Rodin’s collection also includes a drawing by Monet (see Young Man Wearing a Cap, inv. D.7694), executed during the artist’s youth, probably in 1857, shortly before he left Le Havre for Paris. The drawing is close in spirit to the caricatures Monet sometimes exhibited at the time alongside the paintings of Boudin, which he managed to sell with some success. The circumstances under which this drawing entered Rodin’s collection, however, remain unexplained.

Two DONATIONS and the Birth of the Idea of a Museum of Modern Art

In 1916, Rodin’s donation of his works to the French State inspired Monet, who in turn decided in 1920 to donate his series of Nymphéas (the donation becoming effective in 1922). The paintings were installed at the Orangerie des Tuileries in May 1927, a few months after Monet’s death in 1926.

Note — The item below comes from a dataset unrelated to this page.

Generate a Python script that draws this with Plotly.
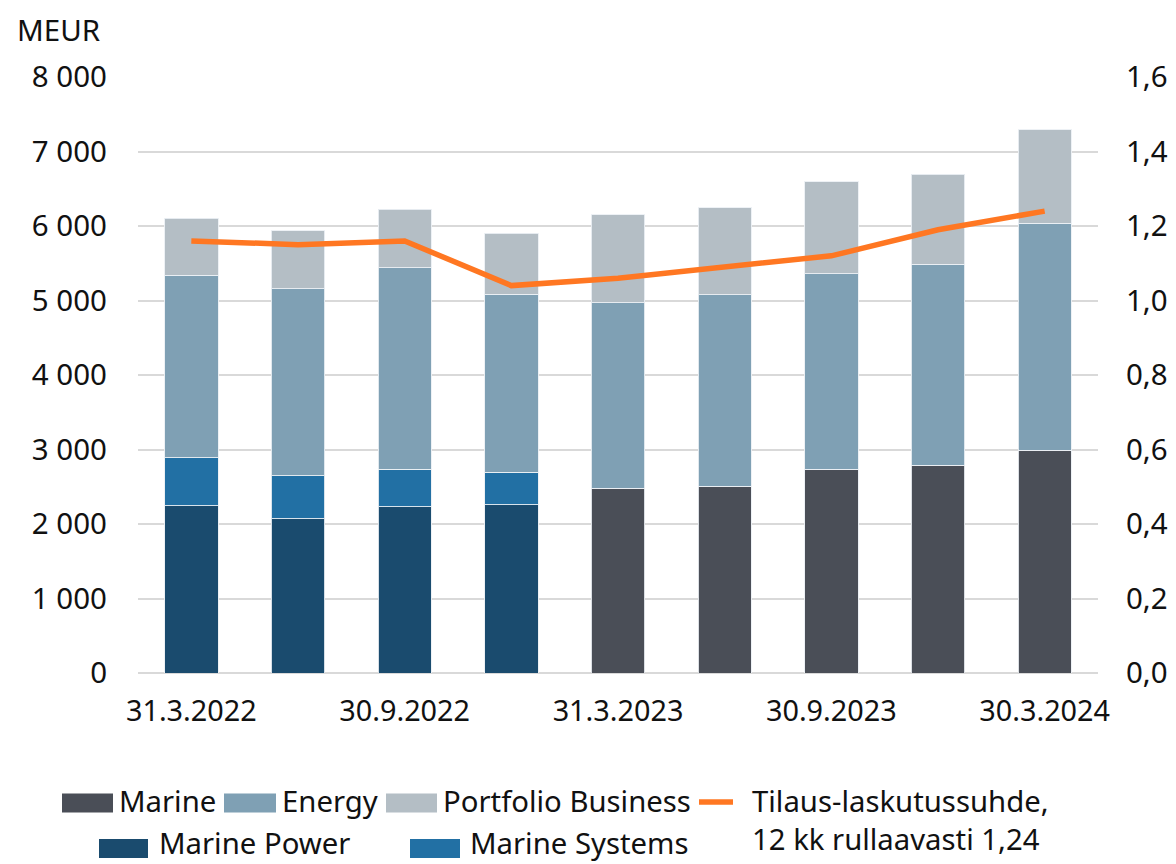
import plotly.graph_objects as go

dates = ["31.3.2022", "30.6.2022", "30.9.2022", "31.12.2022", "31.3.2023",
         "30.6.2023", "30.9.2023", "31.12.2023", "30.3.2024"]
tick_dates = ["31.3.2022", "30.9.2022", "31.3.2023", "30.9.2023", "30.3.2024"]

marine_power = [2245, 2071, 2233, 2259, None, None, None, None, None]
marine_systems = [641, 578, 501, 439, None, None, None, None, None]
marine = [None, None, None, None, 2483, 2510, 2738, 2792, 2993]
energy = [2452, 2509, 2706, 2385, 2487, 2568, 2622, 2698, 3047]
portfolio = [765, 779, 788, 819, 1182, 1168, 1235, 1204, 1253]
book_to_bill = [1.16, 1.15, 1.16, 1.04, 1.06, 1.09, 1.12, 1.19, 1.24]

C_MARINE = "#4a4e57"
C_ENERGY = "#7fa0b4"
C_PORT = "#b4bec5"
C_MP = "#1a4b6e"
C_MS = "#2270a4"
C_LINE = "#ff7722"

FONT = "Noto Sans"
FS_Y = 29.5
FS_X = 28.8
FS_LEG = 29.3
FS_UNIT = 29.5

fig = go.Figure()
line_style = dict(color="rgba(235,240,244,0.9)", width=1)
for name, vals, col in [("Marine Power", marine_power, C_MP),
                        ("Marine Systems", marine_systems, C_MS),
                        ("Marine", marine, C_MARINE),
                        ("Energy", energy, C_ENERGY),
                        ("Portfolio Business", portfolio, C_PORT)]:
    fig.add_trace(go.Bar(x=dates, y=vals, name=name, marker=dict(color=col, line=line_style)))

fig.add_trace(go.Scatter(x=dates, y=book_to_bill, yaxis="y2", mode="lines",
                         name="Tilaus-laskutussuhde, 12 kk rullaavasti 1,24",
                         line=dict(color=C_LINE, width=5.5)))

# page body has an 8px margin; work in screenshot pixels and shift
OFF = 8
FW, FH = 1176, 864
L, R, T, B = 138 - OFF, 1098 - OFF, 77 - OFF, 673 - OFF
W, H = R - L, B - T

def px(x):
    return (x - OFF - L) / W

def py(y):
    return (B - (y - OFF)) / H

shapes = []
annotations = []

def text_at(x, yc, label):
    annotations.append(dict(x=px(x), y=py(yc), xref="paper", yref="paper",
                            text=label, showarrow=False, xanchor="left", yanchor="middle",
                            align="left", borderpad=0,
                            font=dict(family=FONT, size=FS_LEG, color="#111")))

def legend_box(x0, x1, yc, color, label, tx, ty):
    shapes.append(dict(type="rect", xref="paper", yref="paper",
                       x0=px(x0), x1=px(x1), y0=py(yc + 9.5), y1=py(yc - 9.5),
                       fillcolor=color, line=dict(width=0)))
    text_at(tx, ty, label)

legend_box(62, 113, 803, C_MARINE, "Marine", 118, 801)
legend_box(224, 276, 803, C_ENERGY, "Energy", 281, 801)
legend_box(386, 437, 803, C_PORT, "Portfolio Business", 442, 801)
legend_box(99, 148, 848.5, C_MP, "Marine Power", 158, 843)
legend_box(410, 460, 848.5, C_MS, "Marine Systems", 469, 843)

shapes.append(dict(type="line", xref="paper", yref="paper",
                   x0=px(699), x1=px(733), y0=py(802), y1=py(802),
                   line=dict(color=C_LINE, width=5.5)))
text_at(751, 820, "Tilaus-laskutussuhde,<br>12 kk rullaavasti 1,24")

annotations.append(dict(x=px(16), y=py(8), xref="paper", yref="paper",
                        text="MEUR", showarrow=False, xanchor="left", yanchor="top",
                        borderpad=0,
                        font=dict(family=FONT, size=FS_UNIT, color="#111")))

fig.update_layout(
    width=FW, height=FH,
    margin=dict(l=L, r=FW - R, t=T, b=FH - B),
    barmode="stack", bargap=0.5,
    plot_bgcolor="white", paper_bgcolor="white",
    showlegend=False,
    separators=", ",
    font=dict(family=FONT, size=FS_Y, color="#111"),
    xaxis=dict(type="category", tickmode="array", tickvals=tick_dates, ticktext=tick_dates,
               showgrid=False, showline=False, ticks="", ticklabelstandoff=18,
               tickfont=dict(family=FONT, size=FS_X, color="#111")),
    yaxis=dict(range=[0, 8000], tickvals=[0, 1000, 2000, 3000, 4000, 5000, 6000, 7000, 8000],
               tickformat=",d", showgrid=True, gridcolor="#d9d9d9", gridwidth=1.5,
               zeroline=True, zerolinecolor="#d9d9d9", zerolinewidth=1.5,
               showline=False, ticks="", ticklabelstandoff=30,
               tickfont=dict(family=FONT, size=FS_Y, color="#111")),
    yaxis2=dict(range=[0, 1.6], overlaying="y", side="right",
                tickvals=[0, 0.2, 0.4, 0.6, 0.8, 1.0, 1.2, 1.4, 1.6],
                tickformat=".1f", showgrid=False, zeroline=False, showline=False,
                ticks="", ticklabelstandoff=27,
                tickfont=dict(family=FONT, size=FS_Y, color="#111")),
    shapes=shapes,
    annotations=annotations,
)

fig.write_html("out.html")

Before this location was chosen, other possibilities had been considered. An initial plan proposed the construction of a pavilion, designed by Bonnier, on the site of the Musée Rodin—opened to the public in 1919—in the eastern part of the estate (where The Gates of Hell now stand, at a time when the work had not yet been cast). As the project expanded, a more ambitious and complex building was envisaged, based on plans by Girault, encircling the Hôtel Biron and bringing together the Musée Rodin and a “National Museum of Contemporary Arts.”

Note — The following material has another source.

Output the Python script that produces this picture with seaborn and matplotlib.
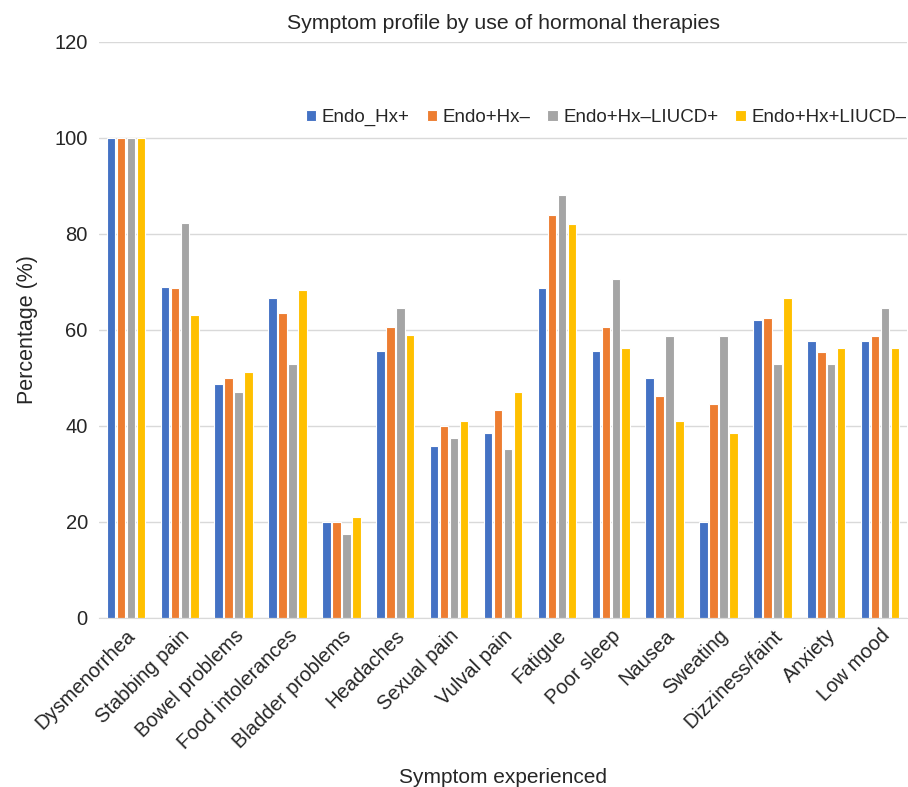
import pandas as pd
import matplotlib
matplotlib.use("Agg")
import matplotlib.pyplot as plt
import seaborn as sns

# data
symptoms = ["Dysmenorrhea", "Stabbing pain", "Bowel problems", "Food intolerances",
            "Bladder problems", "Headaches", "Sexual pain", "Vulval pain", "Fatigue",
            "Poor sleep", "Nausea", "Sweating", "Dizziness/faint", "Anxiety", "Low mood"]
groups = ["Endo_Hx+", "Endo+Hx\u2013", "Endo+Hx\u2013LIUCD+", "Endo+Hx+LIUCD\u2013"]

endo_hx_pos = [100, 69.0, 48.8, 66.6, 20.0, 55.5, 35.8, 38.5, 68.8, 55.5, 50.0, 20.0, 62.1, 57.7, 57.7]
endo_hx_neg = [100, 68.8, 50.0, 63.5, 20.0, 60.6, 40.0, 43.2, 83.9, 60.6, 46.3, 44.5, 62.4, 55.3, 58.8]
endo_liucd_pos = [100, 82.3, 47.0, 52.8, 17.5, 64.6, 37.4, 35.2, 88.1, 70.6, 58.8, 58.8, 52.8, 52.8, 64.6]
endo_liucd_neg = [100, 63.1, 51.2, 68.3, 21.0, 58.9, 41.0, 47.1, 82.1, 56.3, 40.9, 38.4, 66.6, 56.3, 56.3]

colors = ["#4472C4", "#ED7D31", "#A5A5A5", "#FFC000"]

# long format for seaborn
rows = []
for grp, vals in zip(groups, [endo_hx_pos, endo_hx_neg, endo_liucd_pos, endo_liucd_neg]):
    for s, v in zip(symptoms, vals):
        rows.append({"Symptom": s, "Group": grp, "Percentage": v})
df = pd.DataFrame(rows)

sns.set_style("white")
plt.rcParams["font.family"] = ["Liberation Sans", "DejaVu Sans"]

fig = plt.figure(figsize=(9.08, 7.87), dpi=100)
ax = fig.add_axes([0.109, 0.215, 0.89, 0.732])

sns.barplot(data=df, x="Symptom", y="Percentage", hue="Group", palette=colors,
            saturation=1, width=0.74, gap=0.15, edgecolor="white", linewidth=0.8, ax=ax)

ax.set_ylim(0, 120)
ax.set_yticks(range(0, 121, 20))
ax.yaxis.grid(True, color="#D9D9D9", linewidth=1)
ax.set_axisbelow(True)
for side in ["left", "right", "top"]:
    ax.spines[side].set_visible(False)
ax.spines["bottom"].set_color("#D9D9D9")
ax.tick_params(axis="both", length=0, labelsize=14.5, pad=6)
ax.tick_params(axis="y", pad=8)
plt.setp(ax.get_xticklabels(), rotation=45, ha="right", rotation_mode="anchor")

ax.set_xlabel("Symptom experienced", fontsize=15, labelpad=11)
ax.set_ylabel("Percentage (%)", fontsize=15.5, labelpad=12)
ax.set_title("Symptom profile by use of hormonal therapies", fontsize=15.3, pad=9)

ax.legend(loc="upper right", bbox_to_anchor=(1.02, 0.912), ncol=4, frameon=False,
          fontsize=13.5, handlelength=0.55, handleheight=0.55, handletextpad=0.3,
          columnspacing=0.9)

fig.savefig("out.png", dpi=100)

This ensemble was never realized, but it may be regarded as a precursor of the Musée National d’Art Moderne. And it was indeed the mutual esteem and friendship of two artists embodying two distinct paths of modernity—Rodin, through fragmentation, reproduction, and assemblage; Monet, whose pictorial investigations opened the way to American abstraction—that were, at least in part, at the origin of its creation.